PDP Page description Page 2

The elements are arranged on the wireframe in priority order. Usually I define the horizontal axis of the diagram as the element priority. Thus, content areas described on the left side of the wireframe are higher priority than those on the right side of the wireframe.

With this approach, the wireframe represented the two main issues: priority and content. And the real big benefit of this deliverable is that you can define and discuss UI elements with the team or your client without losing the discussion by talking about layout and brand attributes.
And later when you include layout snippet it helps your client visualize the interactivity, but did not lock the designer into any particular approach. Your conversations with the team or client focused on the nature of the content and functionality and the relative priority of the page contents.

Regarding the priorities, in general I work with 5 priorities (Overall, High, Medium, Low, Context) but often it’s useful to start or to work with 3 priorities (High, Medium, Low). These priorities are key to both defining the layout of the elements and encoding the users’ needs, so they need to be both consistent and clear.

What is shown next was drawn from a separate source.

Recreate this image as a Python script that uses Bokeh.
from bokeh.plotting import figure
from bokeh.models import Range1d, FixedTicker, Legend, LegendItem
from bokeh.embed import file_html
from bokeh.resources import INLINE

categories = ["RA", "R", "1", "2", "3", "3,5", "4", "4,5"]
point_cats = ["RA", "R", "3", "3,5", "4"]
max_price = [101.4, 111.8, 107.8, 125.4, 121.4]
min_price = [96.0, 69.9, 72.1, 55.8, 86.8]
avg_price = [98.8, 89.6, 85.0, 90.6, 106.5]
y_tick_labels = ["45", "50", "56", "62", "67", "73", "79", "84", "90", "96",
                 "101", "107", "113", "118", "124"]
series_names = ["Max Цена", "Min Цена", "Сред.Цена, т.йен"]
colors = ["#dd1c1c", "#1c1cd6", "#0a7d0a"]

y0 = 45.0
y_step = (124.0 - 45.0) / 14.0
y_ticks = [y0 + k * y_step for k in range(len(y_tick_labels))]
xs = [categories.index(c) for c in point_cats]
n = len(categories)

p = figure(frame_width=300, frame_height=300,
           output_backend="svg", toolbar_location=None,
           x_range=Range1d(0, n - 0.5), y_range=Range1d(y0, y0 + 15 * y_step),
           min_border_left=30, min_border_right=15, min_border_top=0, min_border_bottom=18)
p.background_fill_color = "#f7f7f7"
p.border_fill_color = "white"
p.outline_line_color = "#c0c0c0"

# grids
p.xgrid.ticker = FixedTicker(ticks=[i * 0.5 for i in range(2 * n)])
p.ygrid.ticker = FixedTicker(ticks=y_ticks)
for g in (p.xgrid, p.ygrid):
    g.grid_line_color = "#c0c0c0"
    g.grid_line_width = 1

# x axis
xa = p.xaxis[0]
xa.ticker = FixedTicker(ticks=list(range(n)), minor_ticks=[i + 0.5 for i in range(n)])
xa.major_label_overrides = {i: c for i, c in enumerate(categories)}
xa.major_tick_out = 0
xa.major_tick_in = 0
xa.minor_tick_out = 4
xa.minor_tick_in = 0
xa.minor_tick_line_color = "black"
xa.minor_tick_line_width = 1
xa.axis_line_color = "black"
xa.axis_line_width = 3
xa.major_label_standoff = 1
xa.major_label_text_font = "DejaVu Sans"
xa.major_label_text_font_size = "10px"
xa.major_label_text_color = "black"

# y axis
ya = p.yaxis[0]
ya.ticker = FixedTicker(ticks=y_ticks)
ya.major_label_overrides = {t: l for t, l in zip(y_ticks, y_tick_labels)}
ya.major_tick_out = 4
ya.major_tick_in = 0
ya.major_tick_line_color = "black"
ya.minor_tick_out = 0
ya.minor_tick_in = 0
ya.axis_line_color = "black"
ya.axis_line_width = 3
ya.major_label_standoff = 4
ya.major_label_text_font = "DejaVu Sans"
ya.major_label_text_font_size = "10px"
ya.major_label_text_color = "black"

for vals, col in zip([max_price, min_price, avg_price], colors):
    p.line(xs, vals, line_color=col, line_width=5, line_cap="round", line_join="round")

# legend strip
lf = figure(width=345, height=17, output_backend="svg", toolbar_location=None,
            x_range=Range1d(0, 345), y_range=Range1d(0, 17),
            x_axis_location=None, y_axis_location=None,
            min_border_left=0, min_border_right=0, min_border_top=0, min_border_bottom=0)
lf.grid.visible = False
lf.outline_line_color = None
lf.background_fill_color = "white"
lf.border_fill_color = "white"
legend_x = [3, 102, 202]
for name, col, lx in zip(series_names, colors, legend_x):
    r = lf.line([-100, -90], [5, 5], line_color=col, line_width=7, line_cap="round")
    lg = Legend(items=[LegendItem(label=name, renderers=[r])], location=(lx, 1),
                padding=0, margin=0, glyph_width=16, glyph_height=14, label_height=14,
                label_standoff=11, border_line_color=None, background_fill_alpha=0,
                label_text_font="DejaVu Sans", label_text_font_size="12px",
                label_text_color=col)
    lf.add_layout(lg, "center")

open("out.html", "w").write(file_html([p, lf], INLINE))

  • High Priority: These elements are vital to understand and reaching the goal of the UI
  • Medium Priority: The UI should include these elements e.g. to get additional understanding and to function well and serve for the majority of a user’s needs.
  • Low Priority: These elements are useful, but not vital to understand and reaching the goal of the UI


The more we talk about responsive design and addressing platform-specific or in other words situational appropriate content and options the more useful might be the textual / page description diagram (PDD) more than ever.
PDDs in combination with well-designed responsive grid system (I will write another article about responsive grid systems as soon as I have time) will reduce the number of needed wireframe designs.